Images of the Russian Empire

Sean Dooher - Spring 2020

Background

Starting in 1907, Sergei Mikhailovich Prokudin-Gorskii travelled around Russia taking photographs with three colored lenses with the idea they could be combined to display color photographs using normal film. Our goal in this project is to take these images and combine them into a single color image using computer image processing techniques.

Naive Aligment

The basic concept for the alignment algorithm is to test a number of possible different alignments and choose the best one produced. To avoid having to inspect each of these new alignments by manual inspection, we must develop an automated method of determining what a "good" alignment is.

Scoring

One method of doing this is through the sum of the squared difference between two images (SSD). Essentially this technique works by first subtracting two images represented as matrices, squaring the resulting matrix and then taking the sum of all the values. If the two images are similar, the subtraction step should essentially cancel out most entries in the matrix, making the resulting sum smaller. The squaring makes smaller differences appear larger and also has the added effect of making the differences absolute -- not depending on the sign of the difference. I also tried a Normalized Cross Correlation to align the images and it worked well on most images, but the final approach I describe below with SSD on the gradient of images ended up performing better with no misaligments on all photos I tested.

Base Channel Selection

To use this scoring system, we must first choose one of the color channels to be our "base" channel and generates offsets from that. I chose the green channel to the base channel as green is the color humans are most perceptually sensitive to. By aligning to green, if the images are slightly misaligned due to errors in the algorithm or faults in the original photographs themselves, the misalignment should be less noticable. Additionally, I cropped all images by a certain amount before finding the alignment.

Dealing with Borders

As the photos have solid borders, the difference when they align with a non border pixel may end up dominating the score instead of the actual differences between the part of the photo we care about. As the cropping should not change the alignment if both images are cropped the same as it is a relative offset we are calculating.
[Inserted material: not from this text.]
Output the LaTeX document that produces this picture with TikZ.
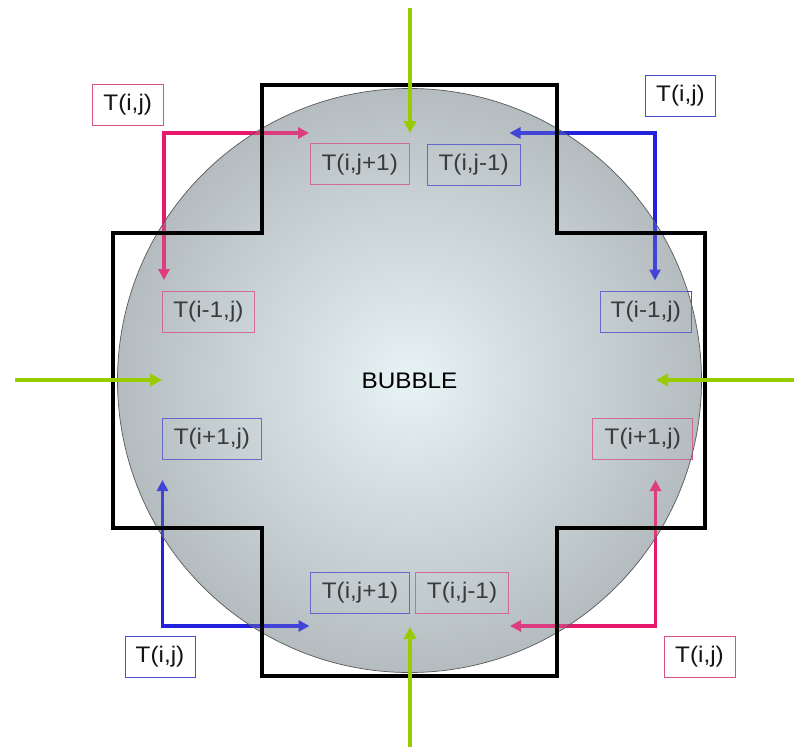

As the code runs faster with a higher crop due to the resulting image being smaller, I played around with this value and found that a 20% crop off of all sides (so a 40% crop in each dimension) had a decent speedup with no degradation of results.

Example Images -- Small

This approach works well for images of a relatively small size as seen on the three examples below.

monastery.jpg

Blue Offsets: (3, -2) Red Offsets (6, 1)

monastery

tobolsk.jpg

Blue Offsets: (-3, -2) Red Offsets (4, 0)

tobolsk

cathedral.jpg

Blue Offsets: (-5, -2) Red Offsets (7, 1)

cathedral

Handling Larger Photos

Unfortunately the approach above does not scale well to larger photos, as the alignment scoring involves taking the difference of a matrix and squaring the resulting matrix. Especially as the squaring operation does not scale linearly and a larger resolution means we will have to iterate over a larger range of offsets, the runtime quickly becomes unreasonable when dealing with large images. To get around this we use an image pyramid. This essentially means we recursively generate offsets based of a down-scaled image, and then scale up the offset to be used as a base to search around for the full size image. This allows us to generate better offsets in a fraction of the time, as we no longer have to potentially go through thousands of offsets for the full size image. This was a fairly straight forward extension of the naive code and allowed for the alignment of the following photos in well under a minute each.

Example Images -- Large

workshop.tif

Blue Offsets: (-53, 1) Red Offsets: (52, -11)

workshop

onion-church.tif

Blue Offsets: (-51, -27) Red Offsets: (58, 10)

onion_church

village.tif

Blue Offsets: (-65, -11) Red Offsets: (73, 3)

village

self-portrait.tif

Blue Offsets: (-79, -30) Red Offsets: (98, 8)

self_portrait

icon.tif

Blue Offsets: (-40, -17) Red Offsets: (49, 5)

train.tif

Blue Offsets: (-41, -8) Red Offsets: (44, 26)

train

melons.tif

Blue Offsets: (-81, -10) Red Offsets: (96, 3)

melons

harvesters.tif

Blue Offsets: (-60, -16) Red Offsets: (64, -2)

harvesters

emir.tif

Blue Offsets: (-49, -23) Red Offsets: (58, 17)

emir

three_generations.tif

Blue Offsets: (-53, -13) Red Offsets: (59, -5)

three_generations

lady.tif

Blue Offsets: (-56, -9) Red Offsets: (63, 4)

lady

Gradient Scoring

With the method described above, I managed to have almost every image align correctly. Unfortunately, it was insuffient for the village.tif image by itself. To fix this, instead of scoring the images directly, I first took the gradient of the images, which is essentially the derivative/amount of change in each pixel. This makes the scoring function more sensitive to sharp changes (such as edges of objects or landscape features). This gradient filtering made all images I tested it on align correctly with no major alignment issues.